The company reported adjusted EPS of 69 cents, surpassing the 49 cents estimate, while adjusted sales of $1.82 billion exceeded the $1.77 billion forecast.
EQT expects to exit 2025 with approximately $7 billion in net debt at recent strip pricing, ahead of its $7.5 billion debt target.
JP Morgan analyst Arun Jayaram raised the price forecast from $53 to $58 while reiterating an Overweight rating.
The analyst notes that EQT’s 2025 outlook includes 550 Bcfe of production and $615 million in capex for Q1, which seems conservative given the company’s strong performance in 2024.
As reserve development capital intensity decreases and compression investments stabilize from peak 2025 levels, Jayaram expects the strategic growth budget to trend downward.
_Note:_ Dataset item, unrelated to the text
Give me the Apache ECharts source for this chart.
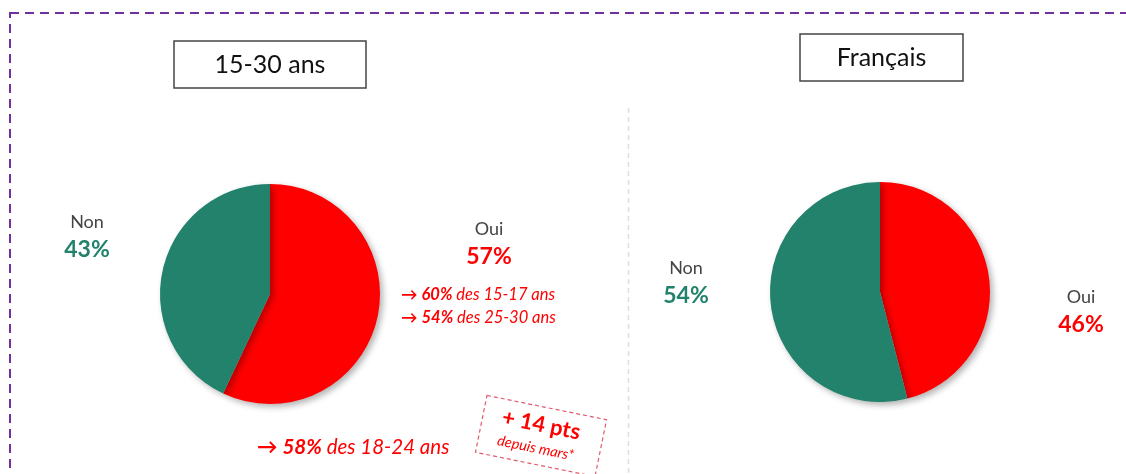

The company's guidance may also reflect some conservatism as it nears completion of its ETRN integration, which is currently about 90% complete, adds the analyst.
The analyst now projects 2025 production of 2,257 Bcfe, supported by $2.4 billion in total capex and generating $2.2 billion in free cash flow (FCF) at $3.53 per Mcf, compared to the company's guidance of $2.1-$2.3 billion at $3.50 per Mcf.
Jayaram revised 2025/2026 EPS estimates to $3.22 and $4.87, slightly down from $3.28 and $4.85, respectively.
These estimates are based on oil and gas prices of $69.86/$66.69 per bbl and $3.53/$3.90 per Mcf for 2025/2026, adds the analyst.
Investors can gain exposure to the stock via Invesco S&P 500 Equal Weight Energy ETF RSPG and IShares U.S. Oil & Gas Exploration & Production ETF IEO.
Price Action: EQT shares are down 4.11% at $52.01 at the last check Thursday.